Pare che sia una cosa buona e tutti vogliono conquistare sempre più turisti. In questo quadro tendono a scomparire tutti quei luoghi per mezzo dei quali la vita associata di quartiere soddisfa le esigenze fondamentali della sua riproduzione quotidiana. E tra questi, naturalmente, anche le librerie, ma più in generale tutto il commercio cosiddetto di prossimità. 

In una città che sempre di più è concepita come spazio di flusso, i negozi sono essenzialmente espositori di oggetti pronti al consumo, che si prendono e si pagano senza interrompere il movimento lineare, o al più sono progettati come alvei in cui una parte della folla sciamante defluisce per essere presto restituita alla traiettoria principale. Lo schema di riferimento è l’organizzazione degli spazi commerciali di un aeroporto. Superato il gate, il tragitto che porta dai varchi all’imbarco è una successione di proposte di acquisto.
Stando così le cose, si apre uno spazio per il rimpianto e la nostalgia, anch’essa in qualche modo commerciabile, e così la notizia di una libreria che riapre diventa un segnale di speranza.

Non tutto è perduto, allora, si dice, se tra una friggitoria e un buco dove si possono comprare magneti per il frigorifero e cover per il cellulare, si vendono pure libri. 

I libri sono per lo più un mito di chi li possiede e quasi mai le persone hanno imparato a leggere per leggere i libri. Né, a ben vedere, nelle librerie di cui parliamo si trovano libri nel vero senso della parola. Si trova, sì, molta carta stampata, ma i libri in senso proprio sono pochi. Si trovano contenuti culturali in forma di libro, ma sempre meno libri. Ricettari, foto, fumetti e caricatori per cellulari, molta elettronica, strumenti musicali, film, dischi e compact. Ma nonostante questo, il mito del libro resiste. E così vendere dei libri sembra essere più morale che vendere bubble tea. 

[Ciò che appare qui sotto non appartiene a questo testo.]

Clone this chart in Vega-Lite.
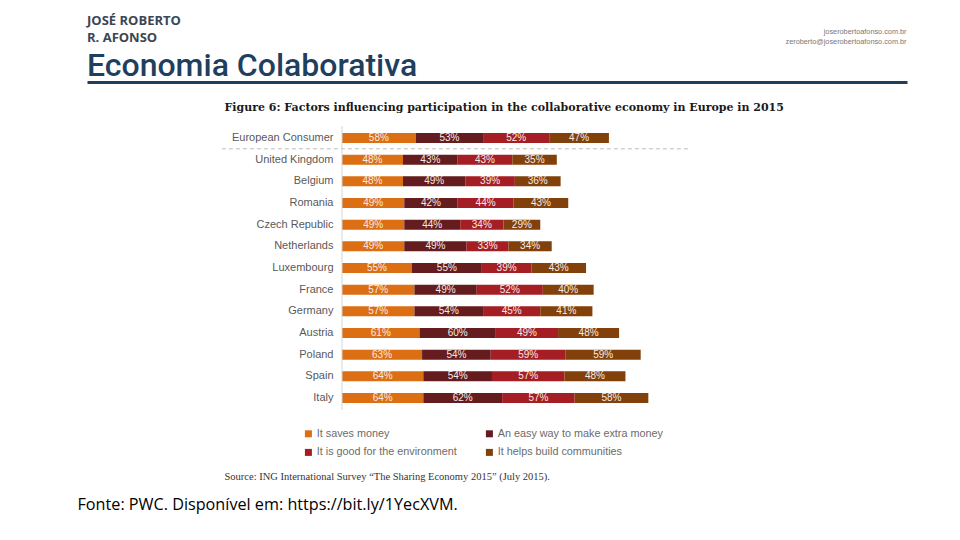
{
  "$schema": "https://vega.github.io/schema/vega-lite/v6.json",
  "width": 820,
  "height": 418,
  "autosize": {"type": "none"},
  "padding": {"left": 87, "top": 82, "right": 53, "bottom": 40},
  "background": "#ffffff",
  "config": {"view": {"stroke": null}},
  "title": {
    "text": ["JOSÉ ROBERTO", "R. AFONSO"],
    "subtitle": "Economia Colaborativa",
    "anchor": "start",
    "frame": "group",
    "font": "Open Sans",
    "fontSize": 13,
    "fontWeight": "bold",
    "color": "#3a4655",
    "lineHeight": 17,
    "subtitleFont": "Roboto",
    "subtitleFontSize": 32,
    "subtitleFontWeight": 500,
    "subtitleColor": "#1f3f5f",
    "subtitlePadding": 6,
    "offset": -55
  },
  "data": {
    "values": [
      {"country": "European Consumer", "factor": "It saves money", "k": 1, "value": 58},
      {"country": "European Consumer", "factor": "An easy way to make extra money", "k": 2, "value": 53},
      {"country": "European Consumer", "factor": "It is good for the environment", "k": 3, "value": 52},
      {"country": "European Consumer", "factor": "It helps build communities", "k": 4, "value": 47},
      {"country": "United Kingdom", "factor": "It saves money", "k": 1, "value": 48},
      {"country": "United Kingdom", "factor": "An easy way to make extra money", "k": 2, "value": 43},
      {"country": "United Kingdom", "factor": "It is good for the environment", "k": 3, "value": 43},
      {"country": "United Kingdom", "factor": "It helps build communities", "k": 4, "value": 35},
      {"country": "Belgium", "factor": "It saves money", "k": 1, "value": 48},
      {"country": "Belgium", "factor": "An easy way to make extra money", "k": 2, "value": 49},
      {"country": "Belgium", "factor": "It is good for the environment", "k": 3, "value": 39},
      {"country": "Belgium", "factor": "It helps build communities", "k": 4, "value": 36},
      {"country": "Romania", "factor": "It saves money", "k": 1, "value": 49},
      {"country": "Romania", "factor": "An easy way to make extra money", "k": 2, "value": 42},
      {"country": "Romania", "factor": "It is good for the environment", "k": 3, "value": 44},
      {"country": "Romania", "factor": "It helps build communities", "k": 4, "value": 43},
      {"country": "Czech Republic", "factor": "It saves money", "k": 1, "value": 49},
      {"country": "Czech Republic", "factor": "An easy way to make extra money", "k": 2, "value": 44},
      {"country": "Czech Republic", "factor": "It is good for the environment", "k": 3, "value": 34},
      {"country": "Czech Republic", "factor": "It helps build communities", "k": 4, "value": 29},
      {"country": "Netherlands", "factor": "It saves money", "k": 1, "value": 49},
      {"country": "Netherlands", "factor": "An easy way to make extra money", "k": 2, "value": 49},
      {"country": "Netherlands", "factor": "It is good for the environment", "k": 3, "value": 33},
      {"country": "Netherlands", "factor": "It helps build communities", "k": 4, "value": 34},
      {"country": "Luxembourg", "factor": "It saves money", "k": 1, "value": 55},
      {"country": "Luxembourg", "factor": "An easy way to make extra money", "k": 2, "value": 55},
      {"country": "Luxembourg", "factor": "It is good for the environment", "k": 3, "value": 39},
      {"country": "Luxembourg", "factor": "It helps build communities", "k": 4, "value": 43},
      {"country": "France", "factor": "It saves money", "k": 1, "value": 57},
      {"country": "France", "factor": "An easy way to make extra money", "k": 2, "value": 49},
      {"country": "France", "factor": "It is good for the environment", "k": 3, "value": 52},
      {"country": "France", "factor": "It helps build communities", "k": 4, "value": 40},
      {"country": "Germany", "factor": "It saves money", "k": 1, "value": 57},
      {"country": "Germany", "factor": "An easy way to make extra money", "k": 2, "value": 54},
      {"country": "Germany", "factor": "It is good for the environment", "k": 3, "value": 45},
      {"country": "Germany", "factor": "It helps build communities", "k": 4, "value": 41},
      {"country": "Austria", "factor": "It saves money", "k": 1, "value": 61},
      {"country": "Austria", "factor": "An easy way to make extra money", "k": 2, "value": 60},
      {"country": "Austria", "factor": "It is good for the environment", "k": 3, "value": 49},
      {"country": "Austria", "factor": "It helps build communities", "k": 4, "value": 48},
      {"country": "Poland", "factor": "It saves money", "k": 1, "value": 63},
      {"country": "Poland", "factor": "An easy way to make extra money", "k": 2, "value": 54},
      {"country": "Poland", "factor": "It is good for the environment", "k": 3, "value": 59},
      {"country": "Poland", "factor": "It helps build communities", "k": 4, "value": 59},
      {"country": "Spain", "factor": "It saves money", "k": 1, "value": 64},
      {"country": "Spain", "factor": "An easy way to make extra money", "k": 2, "value": 54},
      {"country": "Spain", "factor": "It is good for the environment", "k": 3, "value": 57},
      {"country": "Spain", "factor": "It helps build communities", "k": 4, "value": 48},
      {"country": "Italy", "factor": "It saves money", "k": 1, "value": 64},
      {"country": "Italy", "factor": "An easy way to make extra money", "k": 2, "value": 62},
      {"country": "Italy", "factor": "It is good for the environment", "k": 3, "value": 57},
      {"country": "Italy", "factor": "It helps build communities", "k": 4, "value": 58}
    ]
  },
  "resolve": {"axis": {"x": "independent", "y": "independent"}},
  "layer": [
    {
      "mark": {"type": "bar"},
      "encoding": {
        "y": {
          "field": "country", "type": "nominal",
          "sort": ["European Consumer", "United Kingdom", "Belgium", "Romania", "Czech Republic", "Netherlands", "Luxembourg", "France", "Germany", "Austria", "Poland", "Spain", "Italy"],
          "scale": {"domain": ["European Consumer", "United Kingdom", "Belgium", "Romania", "Czech Republic", "Netherlands", "Luxembourg", "France", "Germany", "Austria", "Poland", "Spain", "Italy"], "range": [51, 321], "paddingInner": 0.538, "paddingOuter": 0, "align": 0.5},
          "axis": {
            "orient": "left", "offset": -255, "domain": false, "ticks": false, "grid": false,
            "labelPadding": 9, "labelFont": "Liberation Sans", "labelFontSize": 11, "labelColor": "#595959",
            "title": "Fonte: PWC. Disponível em: https://bit.ly/1YecXVM.",
            "titleAngle": 0, "titleAlign": "left", "titleBaseline": "alphabetic",
            "titleX": -265, "titleY": 427,
            "titleFont": "Open Sans", "titleFontSize": 16.2, "titleFontWeight": "normal", "titleColor": "#000000"
          }
        },
        "x": {
          "field": "value", "type": "quantitative", "stack": "zero",
          "scale": {"domain": [-200.6, 444.5], "nice": false, "zero": false},
          "axis": {
            "orient": "bottom", "domain": false, "ticks": false, "labels": false, "grid": false,
            "title": "Source: ING International Survey “The Sharing Economy 2015” (July 2015).",
            "titleX": 137, "titleY": -21, "titleAlign": "left", "titleBaseline": "alphabetic", "titleAnchor": null,
            "titleFont": "Liberation Serif", "titleFontSize": 10.5, "titleFontWeight": "normal", "titleColor": "#333333"
          }
        },
        "order": {"field": "k", "type": "quantitative"},
        "color": {
          "field": "factor", "type": "nominal",
          "scale": {
            "domain": ["It saves money", "It is good for the environment", "An easy way to make extra money", "It helps build communities"],
            "range": ["#dc6e14", "#a51e23", "#641c1e", "#82410a"]
          },
          "legend": {
            "orient": "none", "legendX": 216, "legendY": 346, "columns": 2, "title": null,
            "symbolType": "square", "symbolSize": 49, "symbolStrokeWidth": 0,
            "labelFont": "Liberation Sans", "labelFontSize": 10.8, "labelColor": "#6b6b6b",
            "labelOffset": 3, "columnPadding": 27, "rowPadding": 7, "labelLimit": 300
          }
        }
      }
    },
    {
      "transform": [
        {"stack": "value", "groupby": ["country"], "sort": [{"field": "k"}], "as": ["v0", "v1"]},
        {"calculate": "(datum.v0 + datum.v1) / 2", "as": "mid"},
        {"calculate": "datum.value + '%'", "as": "label"}
      ],
      "mark": {"type": "text", "font": "Liberation Sans", "fontSize": 10, "color": "#f6ebe6", "baseline": "middle", "align": "center"},
      "encoding": {
        "y": {"field": "country", "type": "nominal", "sort": ["European Consumer", "United Kingdom", "Belgium", "Romania", "Czech Republic", "Netherlands", "Luxembourg", "France", "Germany", "Austria", "Poland", "Spain", "Italy"], "axis": null},
        "x": {"field": "mid", "type": "quantitative", "axis": null},
        "text": {"field": "label", "type": "nominal"}
      }
    },
    {
      "data": {"values": [{}]},
      "mark": {"type": "rule", "color": "#bdbdbd", "strokeWidth": 1, "strokeDash": [4, 3]},
      "encoding": {
        "y": {"datum": "European Consumer", "type": "nominal", "bandPosition": 1.58, "axis": null},
        "x": {"datum": -94.5, "type": "quantitative", "axis": null},
        "x2": {"datum": 274}
      }
    },
    {
      "data": {"values": [{}]},
      "mark": {"type": "rule", "color": "#d6d6d6", "strokeWidth": 1},
      "encoding": {
        "x": {
          "datum": 0, "type": "quantitative",
          "axis": {
            "orient": "top", "domain": true, "domainColor": "#203f5e", "domainWidth": 3,
            "ticks": false, "labels": false, "grid": false,
            "title": "Figure 6: Factors influencing participation in the collaborative economy in Europe in 2015",
            "titleX": 137, "titleY": 28, "titleAlign": "left", "titleBaseline": "alphabetic", "titleAnchor": null,
            "titleFont": "DejaVu Serif", "titleFontSize": 11, "titleFontWeight": "bold", "titleColor": "#1a1a1a"
          }
        },
        "y": {
          "datum": "European Consumer", "type": "nominal", "bandPosition": -0.7,
          "axis": {
            "orient": "right", "domain": false, "ticks": false, "labels": false, "grid": false,
            "title": ["joserobertoafonso.com.br", "zeroberto@joserobertoafonso.com.br"],
            "titleAngle": 0, "titleAlign": "right", "titleBaseline": "alphabetic",
            "titleX": -1, "titleY": -49, "titleLineHeight": 10,
            "titleFont": "Liberation Sans", "titleFontSize": 7.3, "titleFontWeight": "normal", "titleColor": "#777777"
          }
        },
        "y2": {"datum": "Italy", "bandPosition": 1.7}
      }
    }
  ]
}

Nel remake di un celebre film con James Stewart, C’è posta per te, Meg Ryan vendeva libri per bambini e, intanto, resisteva al nuovo capitalismo che invadeva il suo mondo protetto e infantile. Invano. Alla fine il capitale trionfa e sulla base di un principio molto semplice: la grande libreria offre efficienza e comfort. C’è il caffè e le poltrone sono comode e accoglienti. I clienti si muovono tra gli scaffali, sfogliano i loro autori preferiti, si fanno incuriosire dall’allestimento delle novità.
Questo modello è in crisi? Chissà. Intanto a Napoli si annunciano un megastore della Mondadori e uno Starbucks. L’uno di fianco all’altro nella Galleria Umberto, che forse acquisterà un aspetto meno tetro di quello che attualmente presenta allo sperduto passeggiatore. Contemporaneamente si annuncia la riapertura della Saletta rossa, la prova generale ieri, che fu una brillante iniziativa di Mario Guida degli anni che furono. Presentava libri, per l’appunto. Ma quei libri li avevano scritti Jack Kerouac e Allen Ginsberg, Fernanda Pivano, che accompagnava tutti i poeti della Beat Generation, Alberto Moravia, Umberto Eco. Guida era anche un editore e nel suo catalogo si trovano Tzvetan Todorov, Hyden White, Troeltsch e Leopold von Ranke, tanto per dire a caso qualche nome di quelli che contano. La nuova Saletta rossa per il momento cita se stessa e basta. Si annuncia anche una Factory dell’arte, se capisco bene annessa alla Saletta, che però una grande cosa proprio non pare.

Insomma, per farla breve, vogliamo resistere davvero? Ma a cosa, per l’esattezza?